Doutor Wanderley, o coveiro e o defunto

Doutor Wanderley, o coveiro e o defunto – Foto: Pixabay
Márcio Magno Passos

Único médico na cidade, doutor Wanderley acabara de entrar em casa debaixo de um temporal nunca visto. Estava exausto após um dia inteiro de andanças pela zona rural, atendendo o sofrido e carente povo da roça. Médico exemplar e de alto espírito humanista, ele gozava de grande prestígio e respeito de toda a população.

Mal esticara as pernas sobre o sofá, tocaram a campainha da casa. Era Quinzinho da assistência social, molhado da cabeça aos pés.

– Doutor Wanderley, me perdoe o incômodo, mas preciso de sua ajuda.

– O que aconteceu, Quinzinho?

– Hoje pela manhã, encontramos um andarilho morto na entrada da cidade, mas o senhor já tinha ido para a roça. Preciso do atestado de óbito para enterrar o corpo.

– A gente podia deixar isso para amanhã, Quinzinho. – Falou o médico que já não aguentava mais de cansaço.

– Tem lugar para o corpo ficar não, doutor. Tem que enterrar – insistiu Quinzinho – já até arrumei ele no caixão. Tá tudo pronto – falou.

Doutor Wanderley quase não acreditava. Ter que sair debaixo daquele temporal, depois de um dia inteiro de muito trabalho, era o que ele menos queria. O médico pensou, pensou e arriscou:

– Você tem certeza que não é gente da cidade?

– Absoluta, Doutor. Não é gente daqui não.

– E você tem certeza absoluta que ele está mesmo morto? – insistiu o médico.

– É claro Doutor. Já encontrei o nego duro, frio e sem respirar nadinha – garantiu Quinzinho demonstrando seus conhecimentos fúnebres.

O cansaço falou mais alto e o Doutor Wanderley assinou o atestado de óbito sem sair de casa. Quinzinho mais do que depressa tomou rumo e tratou de ir para o cemitério passar a encomenda pra frente.

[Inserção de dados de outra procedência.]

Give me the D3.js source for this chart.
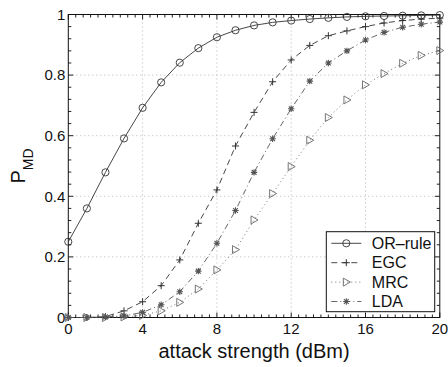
<!DOCTYPE html>
<html>
<head>
<meta charset="utf-8">
<script src="https://cdn.jsdelivr.net/npm/d3@7"></script>
<style>
  body { margin: 0; background: #fff; }
  text { font-family: "Liberation Sans", Arial, Helvetica, sans-serif; fill: #111; }
</style>
</head>
<body>
<div id="chart"></div>
<script>
// attack strength (dBm)
const attack = [0, 1, 2, 3, 4, 5, 6, 7, 8, 9, 10, 11, 12, 13, 14, 15, 16, 17, 18, 19, 20];
const orRule = [0.25, 0.36, 0.479, 0.591, 0.692, 0.776, 0.841, 0.889, 0.925, 0.948, 0.964, 0.974, 0.98, 0.985, 0.989, 0.992, 0.994, 0.995, 0.996, 0.997, 0.998];
const egc = [0, 0, 0.003, 0.022, 0.052, 0.105, 0.19, 0.311, 0.421, 0.566, 0.677, 0.778, 0.85, 0.898, 0.93, 0.946, 0.96, 0.972, 0.98, 0.985, 0.988];
const mrc = [0, 0, 0, 0.002, 0.007, 0.022, 0.05, 0.094, 0.157, 0.224, 0.322, 0.409, 0.498, 0.585, 0.66, 0.718, 0.768, 0.805, 0.839, 0.865, 0.881];
const lda = [0, 0, 0.002, 0.005, 0.017, 0.042, 0.085, 0.153, 0.245, 0.353, 0.479, 0.59, 0.689, 0.78, 0.84, 0.88, 0.916, 0.941, 0.958, 0.968, 0.975];
const xTicks = [0, 4, 8, 12, 16, 20];
const yTicks = [0, 0.2, 0.4, 0.6, 0.8, 1];
const seriesNames = ["OR–rule", "EGC", "MRC", "LDA"];

const fullWidth = 448, fullHeight = 367;
const margin = { top: 14.5, right: 8.2, bottom: 49.5, left: 68.3 };
const width = fullWidth - margin.left - margin.right;
const height = fullHeight - margin.top - margin.bottom;

const svg = d3.select("#chart").append("svg")
    .attr("width", fullWidth)
    .attr("height", fullHeight)
    .append("g")
    .attr("transform", `translate(${margin.left},${margin.top})`);

const x = d3.scaleLinear().domain([0, 20]).range([0, width]);
const y = d3.scaleLinear().domain([0, 1]).range([height, 0]);

// grid (dotted)
svg.append("g")
    .selectAll("line")
    .data(xTicks.slice(1, -1))
    .enter().append("line")
    .attr("x1", d => x(d)).attr("x2", d => x(d))
    .attr("y1", 0).attr("y2", height)
    .attr("stroke", "#b5b5b5").attr("stroke-width", 1)
    .attr("stroke-dasharray", "1,3");
svg.append("g")
    .selectAll("line")
    .data(yTicks.slice(1, -1))
    .enter().append("line")
    .attr("x1", 0).attr("x2", width)
    .attr("y1", d => y(d)).attr("y2", d => y(d))
    .attr("stroke", "#b5b5b5").attr("stroke-width", 1)
    .attr("stroke-dasharray", "1,3");

// minor + major ticks, inward on all four sides
const xMinor = d3.range(0, 20.001, 0.4);
const yMinor = d3.range(0, 1.0001, 0.04);
const tickG = svg.append("g").attr("stroke", "#222").attr("stroke-width", 1);
xMinor.forEach(v => {
    const isMajor = xTicks.some(t => Math.abs(t - v) < 1e-6);
    const len = isMajor ? 5 : 3;
    tickG.append("line").attr("x1", x(v)).attr("x2", x(v)).attr("y1", height).attr("y2", height - len);
    tickG.append("line").attr("x1", x(v)).attr("x2", x(v)).attr("y1", 0).attr("y2", len);
});
yMinor.forEach(v => {
    const isMajor = yTicks.some(t => Math.abs(t - v) < 1e-6);
    const len = isMajor ? 5 : 3;
    tickG.append("line").attr("y1", y(v)).attr("y2", y(v)).attr("x1", 0).attr("x2", len);
    tickG.append("line").attr("y1", y(v)).attr("y2", y(v)).attr("x1", width).attr("x2", width - len);
});

// frame
svg.append("rect")
    .attr("width", width).attr("height", height)
    .attr("fill", "none").attr("stroke", "#111").attr("stroke-width", 1);

// tick labels
svg.append("g").selectAll("text")
    .data(xTicks).enter().append("text")
    .attr("x", d => x(d)).attr("y", height + 16)
    .attr("text-anchor", "middle")
    .style("font-size", "15px")
    .text(d => d);
svg.append("g").selectAll("text")
    .data(yTicks).enter().append("text")
    .attr("x", -3).attr("y", d => y(d))
    .attr("dy", "0.35em")
    .attr("text-anchor", "end")
    .style("font-size", "15px")
    .text(d => d);

// axis titles
svg.append("text")
    .attr("x", width / 2).attr("y", height + 40)
    .attr("text-anchor", "middle")
    .style("font-size", "20px")
    .text("attack strength (dBm)");

const yl = svg.append("text")
    .attr("transform", `translate(${25 - margin.left},${height / 2}) rotate(-90)`)
    .attr("text-anchor", "middle")
    .style("font-size", "20px");
yl.append("tspan").text("P");
yl.append("tspan").attr("dy", 8).style("font-size", "14px").text("MD");

// series
const styles = [
    { data: orRule, color: "#333", dash: null, marker: "circle" },
    { data: egc, color: "#333", dash: "6,4", marker: "plus" },
    { data: mrc, color: "#666", dash: "1,3", marker: "tri" },
    { data: lda, color: "#555", dash: "6,3,1,3", marker: "star" }
];

function drawMarker(g, type, cx, cy, color) {
    if (type === "circle") {
        g.append("circle").attr("cx", cx).attr("cy", cy).attr("r", 3.6)
            .attr("fill", "none").attr("stroke", color).attr("stroke-width", 0.9);
    } else if (type === "plus") {
        g.append("path").attr("d", `M${cx - 3.5},${cy}H${cx + 3.5}M${cx},${cy - 3.5}V${cy + 3.5}`)
            .attr("stroke", color).attr("stroke-width", 1);
    } else if (type === "tri") {
        g.append("path").attr("d", `M${cx - 3},${cy - 4}L${cx + 4},${cy}L${cx - 3},${cy + 4}Z`)
            .attr("fill", "none").attr("stroke", color).attr("stroke-width", 0.9);
    } else {
        const r = 3.2, d = r * 0.75;
        g.append("path").attr("d", `M${cx - r},${cy}H${cx + r}M${cx},${cy - r}V${cy + r}M${cx - d},${cy - d}L${cx + d},${cy + d}M${cx - d},${cy + d}L${cx + d},${cy - d}`)
            .attr("stroke", color).attr("stroke-width", 1.1);
    }
}

const line = d3.line().x((d, i) => x(attack[i])).y(d => y(d));
styles.forEach(s => {
    const g = svg.append("g");
    g.append("path")
        .attr("d", line(s.data))
        .attr("fill", "none")
        .attr("stroke", s.color)
        .attr("stroke-width", 0.9)
        .attr("stroke-dasharray", s.dash);
    s.data.forEach((v, i) => drawMarker(g, s.marker, x(attack[i]), y(v), s.color));
});

// legend
const lx = 326.3 - margin.left, ly = 231.7 - margin.top;
const legend = svg.append("g").attr("transform", `translate(${lx},${ly})`);
legend.append("rect")
    .attr("width", 108.4).attr("height", 80)
    .attr("fill", "#fff").attr("stroke", "#111").attr("stroke-width", 1);
seriesNames.forEach((name, i) => {
    const s = styles[i];
    const ry = 11.6 + i * 19.4;
    legend.append("line")
        .attr("x1", 5).attr("x2", 35).attr("y1", ry).attr("y2", ry)
        .attr("stroke", s.color).attr("stroke-width", 0.9)
        .attr("stroke-dasharray", s.dash);
    drawMarker(legend, s.marker, 20, ry, s.color);
    legend.append("text")
        .attr("x", 45.5).attr("y", ry).attr("dy", "0.36em")
        .style("font-size", "16px")
        .text(name);
});
</script>
</body>
</html>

Como sempre, encontrou Zé da Cova, sentado à frente da capela com a enxada numa mão e uma garrafa de cachaça na outra.

– Zé, o atestado do Doutor Wanderley está aqui. Pode enterrar o homem – falou Quinzinho encerrando seu expediente.

– Pode deixar o papel aí que quando a chuva parar, eu jogo sete palmos de terra nele – respondeu Zé da Cova, entre um e outro gole de cachaça.

Quando a chuva parou, o coveiro tratou da encomenda. Limpou a cova, baixou o caixão, rezou uma Ave Maria e um Pai Nosso e se preparava para descer a primeira pá de terra, quando parou e falou para ele mesmo ouvir:

– É meu costume, há mais de vinte anos, só enterrar depois de ver a cara do freguês.

Retirou o caixão e abriu a tampa, para manter a tradição. Nisso, o defunto levantou meio sonolento e, ainda sentado, falou:

– Ô moço, eu não morri não…

Zé da Cova retirou o atestado de óbito do bolso, conferiu a assinatura do Doutor Wanderley e falou bravo, olhando para a cara do defunto:

– E você quer saber mais do que o Doutor Wanderley, médico competente e honesto da nossa cidade?

Ato contínuo deu uma pazada na cabeça do pobre coitado, fechou o caixão e derrubou sete palmos de terra em cima. Botou a garrafa de cachaça debaixo do braço e saiu resmungando:

– Onde já se viu, um Zé Ninguém duvidar da palavra do Doutor Wanderley.